Data shown –

* Start *

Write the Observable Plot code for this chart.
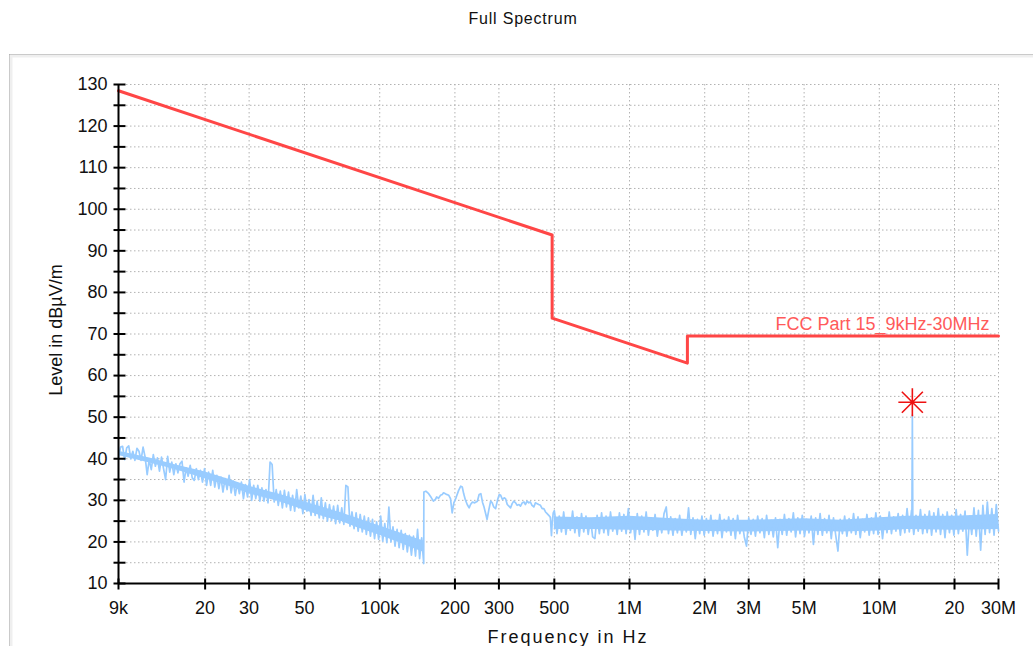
<!DOCTYPE html>
<html><head><meta charset="utf-8">
<script src="https://cdn.jsdelivr.net/npm/d3@7"></script>
<script src="https://cdn.jsdelivr.net/npm/@observablehq/plot@0.6"></script>
<style>body{margin:0;background:#fff;} svg{display:block}</style>
</head><body><div id="chart"></div>
<script>
// ---- Limit line (FCC Part 15, 9kHz-30MHz), Hz / dBµV/m
const limitFreq  = [9e3, 490e3, 490e3, 1.705e6, 1.705e6, 30e6];
const limitLevel = [128.5, 93.8, 73.8, 63.0, 69.5, 69.5];

// ---- Measured trace, sweep A: 9 kHz .. 150 kHz (log-stepped sweep), dBµV/m
const sweepAStart = 9e3, sweepAStop = 150e3;
const sweepALevel = [
 40.2,42.8,43.0,39.8,42.6,43.1,40.0,41.8,39.6,42.5,
 41.8,39.6,42.8,40.4,36.2,39.8,37.4,41.0,38.2,40.2,
 37.0,40.4,37.6,35.0,40.6,36.8,39.2,36.2,38.8,36.6,
 38.8,39.4,34.4,37.8,35.8,38.4,35.4,34.8,37.6,35.0,
 37.2,34.4,37.6,33.6,36.8,33.6,37.2,33.2,36.0,32.8,
 35.6,32.0,35.2,32.6,36.0,31.8,34.6,31.2,34.2,31.6,
 34.4,30.4,33.8,30.8,35.0,30.0,33.6,30.4,33.6,29.8,
 33.0,29.8,32.6,29.4,39.2,38.6,29.6,32.6,28.8,32.2,
 28.2,32.4,28.4,32.0,27.6,31.2,27.4,32.6,28.2,31.0,
 26.8,31.4,27.4,30.2,26.4,31.2,26.4,29.8,25.8,30.6,
 25.6,29.4,25.0,29.0,25.2,28.6,24.4,28.8,24.6,28.2,
 24.2,33.6,33.2,23.8,27.2,23.2,27.0,22.6,26.6,22.4,
 26.2,21.8,25.8,21.4,25.4,20.8,24.8,20.6,26.2,20.2,
 24.4,19.8,28.4,20.0,23.6,19.0,23.0,18.6,22.8,18.2,
 22.0,17.6,21.6,16.8,21.4,16.6,23.0,16.0,21.0,14.8
];

// ---- Measured trace, segment B: 150 kHz .. 500 kHz (kHz, dBµV/m)
const segBFreqK = [150.2,153,157,161,164,167,169,172,175,178,180,184,189,192,195,198,202,207,211,214,217,220,224,228,231,235,240,246,250,254,258,261,265,269,274,278,282,286,291,296,301,305,310,315,319,324,329,334,339,344,350,355,361,366,372,378,383,389,395,401,407,414,420,427,433,440,447,454,461,468,475,482,487,490,495,500];
const segBLevel = [32.0,32.2,31.6,30.6,29.8,30.2,30.8,30.5,31.2,31.4,31.8,31.5,31.2,30.4,27.0,29.4,30.6,32.4,33.4,33.2,31.5,30.2,29.0,28.2,29.0,29.6,29.4,29.8,31.4,31.6,29.5,28.6,27.0,25.4,28.0,29.8,29.4,28.4,28.0,30.0,31.4,31.2,30.2,30.6,30.4,29.0,28.6,28.2,29.2,29.8,29.4,28.8,29.0,28.6,29.4,29.6,29.0,29.8,29.4,29.6,28.8,28.4,29.4,29.2,29.0,28.8,28.0,28.0,27.2,26.8,26.4,25.9,21.5,24.4,27.0,27.5];

// ---- Measured trace, sweep C: 502 kHz .. 30 MHz (log-stepped sweep), dBµV/m
const sweepCStart = 502e3, sweepCStop = 30e6;
const sweepCLevel = [
 26.8,22.0,26.2,22.4,27.2,21.8,25.8,22.8,27.4,22.2,
 26.0,21.4,26.8,22.4,26.2,21.8,25.6,21.2,20.8,26.4,
 22.0,27.0,22.2,26.2,21.6,27.2,22.6,25.8,21.8,27.0,
 22.6,26.6,22.0,28.0,22.2,26.0,20.6,26.8,21.8,26.2,
 22.4,27.2,21.6,25.8,22.8,26.6,21.4,25.4,22.2,26.8,
 28.4,22.0,26.0,21.6,25.6,22.2,26.4,21.6,25.2,22.4,
 28.2,21.8,25.8,20.8,25.4,22.0,26.2,21.6,25.6,22.2,
 26.4,21.4,25.2,22.0,26.6,21.0,25.4,22.4,26.0,21.6,
 25.6,20.8,26.4,22.0,25.0,21.2,19.0,25.8,21.8,25.4,
 21.4,26.2,22.2,25.6,21.0,26.4,21.8,25.2,21.2,25.8,
 18.6,25.4,21.8,26.6,21.6,25.6,22.4,27.0,21.2,25.8,
 22.0,26.4,21.4,25.4,22.2,26.2,19.4,25.8,21.8,26.8,
 21.6,25.6,22.2,26.4,20.8,25.8,21.6,17.8,25.4,22.0,
 26.2,21.4,25.6,22.2,26.8,21.8,26.0,21.0,25.4,22.4,
 26.6,21.6,25.8,22.0,27.0,21.8,26.2,20.8,25.8,22.2,
 27.2,22.0,26.0,22.6,26.8,21.6,26.4,22.2,28.0,22.4,
 27.6,21.8,26.4,22.6,27.8,22.0,26.6,22.2,27.4,21.6,
 27.0,22.4,28.0,21.8,26.6,21.0,27.2,22.2,26.4,21.6,
 27.8,22.0,26.6,22.6,27.4,16.8,26.2,21.8,28.2,21.4,
 27.6,18.0,28.8,21.8,29.6,22.2,28.0,21.6,29.0,22.6
];
// ---- 13.56 MHz emission (Hz, dBµV/m)
const spikeFreq  = [13.50e6, 13.56e6, 13.62e6];
const spikeLevel = [23.5, 50.5, 24.0];

// ---- Dense-noise core envelope (kHz, low, high, group)
const bandFreqK = [9,12,15,20,25,30,40,50,60,70,80,100,120,140,150, 500,700,1000,1500,2000,3000,5000,7000,10000,13000,20000,30000];
const bandLow   = [40.8,39,37.5,35.2,33.4,31.6,29.6,27.6,26,25,23.6,21.6,19.8,18.2,17.5, 23,23,22.8,22.6,22.5,22.4,22.6,22.4,22.6,23,22.8,23];
const bandHigh  = [41.8,40.2,38.6,36.8,35,33.4,31.4,29.6,28.2,27,25.8,23.8,22.2,20.8,20.2, 26,25.8,26.2,25.6,25.2,25.2,25.6,25.2,25.8,26.2,26.2,26.6];
const bandGroup = [..."AAAAAAAAAAAAAAA", ..."CCCCCCCCCCCC"];

// ---- Final measurement marker
const markerFreq = [13.56e6];
const markerLevel = [53.6];
const limitName = "FCC Part 15_9kHz-30MHz";

// ---- Axes
const xTicks = [9e3,2e4,3e4,5e4,1e5,2e5,3e5,5e5,1e6,2e6,3e6,5e6,1e7,2e7,3e7];
const xTickLabels = ["9k","20","30","50","100k","200","300","500","1M","2M","3M","5M","10M","20","30M"];
const yMajor = [10,20,30,40,50,60,70,80,90,100,110,120,130];

// ---- build tables
function sweep(start, stop, vals) {
  const n = vals.length;
  return vals.map((v, i) => ({f: start * Math.pow(stop / start, i / (n - 1)), v}));
}
const trace = [
  ...sweep(sweepAStart, sweepAStop, sweepALevel),
  ...segBFreqK.map((k, i) => ({f: k * 1e3, v: segBLevel[i]})),
  ...sweep(sweepCStart, sweepCStop, sweepCLevel),
  ...spikeFreq.map((f, i) => ({f, v: spikeLevel[i]}))
].sort((a, b) => a.f - b.f);
const band = bandFreqK.map((k, i) => ({f: k * 1e3, lo: bandLow[i], hi: bandHigh[i], g: bandGroup[i]}));
const limit = limitFreq.map((f, i) => ({f, v: limitLevel[i]}));
const marker = markerFreq.map((f, i) => ({f, v: markerLevel[i]}));
const yTickAll = d3.range(10, 131, 5);

const hTick = {draw(ctx) { ctx.moveTo(-5, 0); ctx.lineTo(7, 0); }};
const vTick = {draw(ctx) { ctx.moveTo(0, -5); ctx.lineTo(0, 6); }};
const star8 = {draw(ctx) {
  const r = 14, d = 10.5;
  ctx.moveTo(-r, 0); ctx.lineTo(r, 0);
  ctx.moveTo(0, -r); ctx.lineTo(0, r);
  ctx.moveTo(-d, -d); ctx.lineTo(d, d);
  ctx.moveTo(-d, d); ctx.lineTo(d, -d);
}};

const grid = {stroke: "#b2b2b2", strokeWidth: 1, strokeDasharray: "1.5,2.5"};
const chart = Plot.plot({
  width: 1033, height: 646,
  marginLeft: 118, marginRight: 35, marginTop: 84, marginBottom: 63,
  style: {fontFamily: "'Liberation Sans', Arial, sans-serif", fontSize: "18px", background: "white", overflow: "visible"},
  x: {type: "log", domain: [9e3, 30e6], axis: null},
  y: {domain: [10, 130], axis: null},
  marks: [
    Plot.ruleX(xTicks, {...grid}),
    Plot.ruleY(yTickAll, {...grid}),
    Plot.areaY(band, {x: "f", y1: "lo", y2: "hi", z: "g", fill: "#99ccff", curve: "linear"}),
    Plot.line(trace, {x: "f", y: "v", stroke: "#99ccff", strokeWidth: 1.7}),
    Plot.line(limit, {x: "f", y: "v", stroke: "#ff4646", strokeWidth: 3}),
    Plot.text([limitName], {x: 30e6, y: 69.5, text: d => d, dx: -9, dy: -12, textAnchor: "end", fill: "#ff5a5a", fontSize: 18}),
    Plot.dot(marker, {x: "f", y: "v", symbol: star8, fill: "none", stroke: "#ee1111", strokeWidth: 1.6, r: 14}),
    Plot.ruleX([9e3], {y1: 10, y2: 130, stroke: "black", strokeWidth: 2}),
    Plot.ruleY([10], {x1: 9e3, x2: 30e6, stroke: "black", strokeWidth: 2}),
    Plot.dot(yTickAll, {x: 9e3, y: d => d, symbol: hTick, fill: "none", stroke: "black", strokeWidth: 2, r: 5}),
    Plot.dot(xTicks, {x: d => d, y: 10, symbol: vTick, fill: "none", stroke: "black", strokeWidth: 2, r: 5}),
    Plot.text(yMajor, {x: 9e3, y: d => d, text: d => String(d), dx: -11, textAnchor: "end", fill: "#111"}),
    Plot.text(xTicks, {x: d => d, y: 10, text: (d, i) => xTickLabels[i], dy: 25, fill: "#111"})
  ]
});
const svg = d3.select(chart);
// panel frame
svg.insert("rect", ":first-child").attr("x", 11).attr("y", 56).attr("width", 1030).attr("height", 600)
  .attr("fill", "none").attr("stroke", "#efefef").attr("stroke-width", 3);
svg.insert("rect", ":first-child").attr("x", 9.5).attr("y", 54.5).attr("width", 1030).attr("height", 600)
  .attr("fill", "white").attr("stroke", "#a4a4a4").attr("stroke-width", 1);
svg.insert("rect", ":first-child").attr("x", 0).attr("y", 0).attr("width", 1033).attr("height", 646).attr("fill", "white");
// titles
svg.append("text").attr("x", 523).attr("y", 24).attr("text-anchor", "middle")
  .style("font-size", "16px").style("letter-spacing", "0.8px").attr("fill", "#111").text("Full Spectrum");
svg.append("text").attr("x", 568).attr("y", 643).attr("text-anchor", "middle")
  .style("font-size", "18px").style("letter-spacing", "2px").attr("fill", "#111").text("Frequency in Hz");
svg.append("text").attr("transform", "translate(62,330) rotate(-90)").attr("text-anchor", "middle")
  .style("font-size", "18px").attr("fill", "#111").text("Level in dBµV/m");
document.getElementById("chart").appendChild(chart);
</script>
</body></html>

* End *

Aim of the task – Every line from the top of the material above through the line with "const limitLevel = [128.5, 93.8, 73.8, 63.0, 69.5, 69.5];" should be duplicated exactly, please; leave out the pictures.

Solution below –
Write the Observable Plot code for this chart.
<!DOCTYPE html>
<html><head><meta charset="utf-8">
<script src="https://cdn.jsdelivr.net/npm/d3@7"></script>
<script src="https://cdn.jsdelivr.net/npm/@observablehq/plot@0.6"></script>
<style>body{margin:0;background:#fff;} svg{display:block}</style>
</head><body><div id="chart"></div>
<script>
// ---- Limit line (FCC Part 15, 9kHz-30MHz), Hz / dBµV/m
const limitFreq  = [9e3, 490e3, 490e3, 1.705e6, 1.705e6, 30e6];
const limitLevel = [128.5, 93.8, 73.8, 63.0, 69.5, 69.5];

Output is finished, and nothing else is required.